Depending on the scope of adoption and how cloud services evolve over the next few years Cloud computing could hit at the heart of demand for IT staff augmentation providers. Susan Tan, from Gartner, suggests that, “Cloud computing represents a fundamental shift in how companies pay for and access IT services,” predicting that by 2012 20% of companies will not own virtually any IT assets. Cloud could be especially attractive to emerging small and mid-market companies where the adoption rate of SaaS and Cloud exceeds large businesses by a factor of two, according to a study done by K2 advisory. This could be of great concern for IT staffing providers that focus on the SMBs to drive higher margin business and lessen the reliance on large VMS programs.
The adoption rate of Cloud computing could accelerate as the large system integrators and niche consulting companies figure out ways to use it to their competitive advantage. IBM, for example, is touting labor savings of 50% as the leading value proposition of Cloud computing, representing a direct challenge to the staffing model.
While Cloud presents some interesting challenges to traditional IT services models it's important to understand that Cloud is enjoying a honeymoon period where all the possibilities are being imagined and few of the real-world obstacles have yet to be understood. Soon, we will experience some of the limitations of Cloud, and a realistic picture of its potential will emerge. However, many staffing firms believe the industry will change and are creating strategies to remain competitive contributing to the third competitive force: Rivalry.
Anyone who has more than five years experience in the IT staffing industry is familiar with pricing pressures. While VMSs play a significant role in driving pricing down, it is the competitive landscape that allows it to happen. As long as there are competitors that are willing to do the work for less, and there is a low barrier to entry, pricing pressures will continue. Some firms have embraced this dynamic by increasing operational bandwidth through processes and automation built for speed and volume while at the same time limiting fixed sales and recruiting costs. In short, their ability to respond quickly and cheaply is their competitive advantage.

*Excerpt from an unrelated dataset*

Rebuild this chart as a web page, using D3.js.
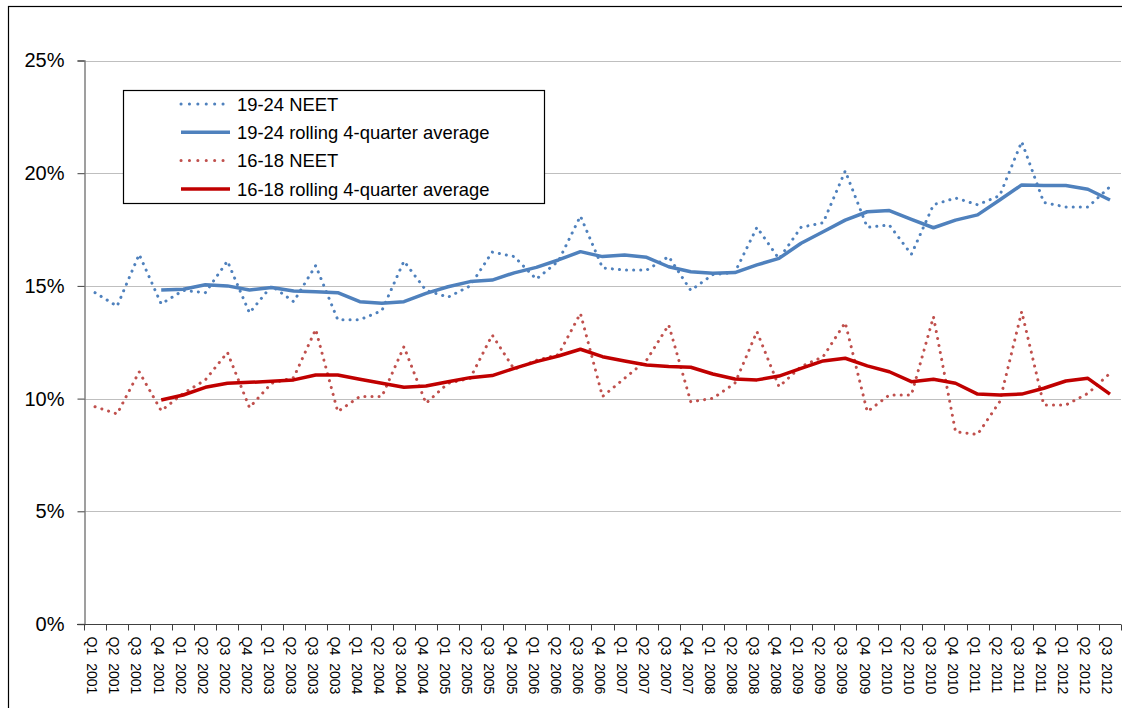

When firms decide to compete through service offerings then firms are attempting to bring greater value to the marketplace. As staffing companies have sensed a changing marketplace, many of them have developed offerings around workforce management, specific technologies or industry vertical. These approaches are becoming more and more prevalent regardless of the size of the firm. Other offerings from staffing organizations are positioned more as a substitute for staffing. An example of this is staffing firms that have developed offerings combining payrolling with services that enable customers to directly source their own contract talent. A client who successfully adopts this model will decrease its dependency on traditional agencies substantially.
Discussing competitive forces should not discourage staffing providers but instead instill a sense of urgency to develop a well-defined plan to succeed continually to improve their operational effectiveness. Staffing companies that choose not to plan and evolve threaten their short-term success and their long-term survival.